Entries with chart source code:
□ □ □ □ □

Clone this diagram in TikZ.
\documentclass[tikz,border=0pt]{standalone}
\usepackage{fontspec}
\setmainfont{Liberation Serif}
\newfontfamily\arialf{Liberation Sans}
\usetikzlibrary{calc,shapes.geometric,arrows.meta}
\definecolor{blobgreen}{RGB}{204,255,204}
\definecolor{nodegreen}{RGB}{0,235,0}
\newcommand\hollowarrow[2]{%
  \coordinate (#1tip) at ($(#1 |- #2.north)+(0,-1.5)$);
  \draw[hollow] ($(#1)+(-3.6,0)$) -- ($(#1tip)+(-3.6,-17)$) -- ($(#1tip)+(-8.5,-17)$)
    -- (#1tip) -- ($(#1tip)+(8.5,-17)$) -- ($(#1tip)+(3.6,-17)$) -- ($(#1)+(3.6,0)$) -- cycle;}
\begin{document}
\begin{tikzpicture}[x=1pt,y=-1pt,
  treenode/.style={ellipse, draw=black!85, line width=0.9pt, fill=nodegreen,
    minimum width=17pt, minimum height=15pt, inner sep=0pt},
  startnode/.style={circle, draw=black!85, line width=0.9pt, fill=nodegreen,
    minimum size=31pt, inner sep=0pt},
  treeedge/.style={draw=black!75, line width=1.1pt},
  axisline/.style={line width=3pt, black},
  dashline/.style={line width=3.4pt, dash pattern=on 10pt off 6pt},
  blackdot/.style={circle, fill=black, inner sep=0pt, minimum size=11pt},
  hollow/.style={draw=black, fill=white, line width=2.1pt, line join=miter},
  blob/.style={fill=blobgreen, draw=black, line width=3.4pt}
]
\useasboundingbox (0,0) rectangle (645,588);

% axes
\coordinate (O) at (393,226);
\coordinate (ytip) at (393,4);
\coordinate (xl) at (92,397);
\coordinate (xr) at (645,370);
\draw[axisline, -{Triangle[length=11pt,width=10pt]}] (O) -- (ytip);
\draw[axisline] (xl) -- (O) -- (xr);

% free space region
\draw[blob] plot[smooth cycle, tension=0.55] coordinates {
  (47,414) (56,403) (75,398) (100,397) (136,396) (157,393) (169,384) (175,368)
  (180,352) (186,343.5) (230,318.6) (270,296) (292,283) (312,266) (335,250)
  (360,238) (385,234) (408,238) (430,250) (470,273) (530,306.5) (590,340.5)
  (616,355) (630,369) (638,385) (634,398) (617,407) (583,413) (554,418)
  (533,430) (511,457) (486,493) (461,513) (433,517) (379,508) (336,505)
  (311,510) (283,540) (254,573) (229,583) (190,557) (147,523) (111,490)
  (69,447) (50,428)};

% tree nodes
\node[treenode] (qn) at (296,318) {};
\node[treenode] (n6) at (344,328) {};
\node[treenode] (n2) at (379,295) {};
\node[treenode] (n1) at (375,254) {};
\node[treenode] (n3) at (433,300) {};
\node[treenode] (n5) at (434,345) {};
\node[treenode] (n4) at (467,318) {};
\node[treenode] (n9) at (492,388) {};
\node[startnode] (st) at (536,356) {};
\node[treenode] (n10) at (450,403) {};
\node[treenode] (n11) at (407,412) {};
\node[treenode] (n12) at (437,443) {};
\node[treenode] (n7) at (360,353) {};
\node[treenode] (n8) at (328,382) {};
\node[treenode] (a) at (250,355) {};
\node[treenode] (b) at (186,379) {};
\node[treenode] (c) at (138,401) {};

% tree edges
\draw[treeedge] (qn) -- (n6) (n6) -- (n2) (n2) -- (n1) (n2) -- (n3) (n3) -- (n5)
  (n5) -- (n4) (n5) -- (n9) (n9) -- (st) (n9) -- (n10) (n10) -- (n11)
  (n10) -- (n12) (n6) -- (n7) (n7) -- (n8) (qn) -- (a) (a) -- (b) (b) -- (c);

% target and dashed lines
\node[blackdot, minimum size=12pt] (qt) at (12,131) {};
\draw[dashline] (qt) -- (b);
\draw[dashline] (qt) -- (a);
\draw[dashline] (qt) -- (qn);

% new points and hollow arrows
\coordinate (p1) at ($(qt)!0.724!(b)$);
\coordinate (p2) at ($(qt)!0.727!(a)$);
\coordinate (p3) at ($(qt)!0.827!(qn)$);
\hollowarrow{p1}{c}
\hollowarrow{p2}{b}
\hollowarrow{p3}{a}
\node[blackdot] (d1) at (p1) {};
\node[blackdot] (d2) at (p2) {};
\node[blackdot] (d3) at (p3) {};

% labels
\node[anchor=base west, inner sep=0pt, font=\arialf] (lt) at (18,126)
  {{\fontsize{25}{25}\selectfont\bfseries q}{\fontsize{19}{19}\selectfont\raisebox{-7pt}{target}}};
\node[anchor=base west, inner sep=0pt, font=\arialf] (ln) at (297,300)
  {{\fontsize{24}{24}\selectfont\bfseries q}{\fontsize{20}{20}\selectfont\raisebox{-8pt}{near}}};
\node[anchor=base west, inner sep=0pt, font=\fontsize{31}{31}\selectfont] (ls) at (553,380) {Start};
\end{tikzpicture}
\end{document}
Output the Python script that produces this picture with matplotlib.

□ □ □ □ □

TASK TO COMPLETE |
Within the data above, pick out all lines holding the word "this".

THE RESPONSE |
Clone this diagram in TikZ.
Output the Python script that produces this picture with matplotlib.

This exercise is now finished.